Velti sells mobile marketing businesses to GSO Capital Partners
Mobile marketing and advertising technology provider Velti is to sell its Air2Web India, UK-based Mobile Interactive Group and Velti DR and US-based businesses to GSO Capital Partners, the credit division of Blackstone.
GSO has committed $25 million in debtor-in-possession financing, including a $10 million cash injection to support the operations included in the proposed sale, according to a statement. GSO will also assume $50 million of debt from HSBC. Velti got the revolving credit from HSBC in 2012 by providing substantially all its assets as security.
"The increasingly important need for businesses to have effective and reliable mobile communication with their customers requires a sophisticated and scalable technology. We believe that the Velti platform, including the Air2Web and Mobile Interactive Group acquisitions, is well positioned to grow share in this market," said Scott Eisenberg, principal at GSO Capital Partners.
Velti's US operations, including Velti Inc and Air2Web, have filed voluntary petitions under Chapter 11 of the U.S. Bankruptcy Code.All operations included in the proposed sale agreement will continue as normal. The proposed sale is expected to close by the end of 2013.
Velti had $130 million in losses at the end of Q2 2013 compared with a net loss of $17.7 million at the end of Q2 2012. The company has faced difficulties collecting payments in some countries, particularly in Greece and Cyprus, which contributed to a breach of debt covenants.
The company acquired mobile customer relationship management provider Air2Web for $19 million in 2011. The next year it also bought China's CASEE mobile ad exchange and mobile ad network for $8.4 million.

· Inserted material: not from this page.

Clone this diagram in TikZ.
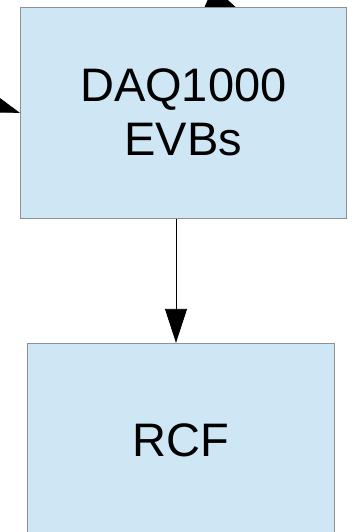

GSO raised $4 billion for its second mezzanine fund in 2012, twice the amount of commitments for its first. GSO Capital Opportunities Fund II has provided financing to Sony for its acquisition of EMI Group's music publishing unit and a unit of Chesapeake Energy.
In September Australian surfwear company Billabong walked away from a refinancing deal with a consortium led by Altamont Capital Partners, which included GSO, to accept Oaktree Capital Management and Centerbridge Partners' plan instead.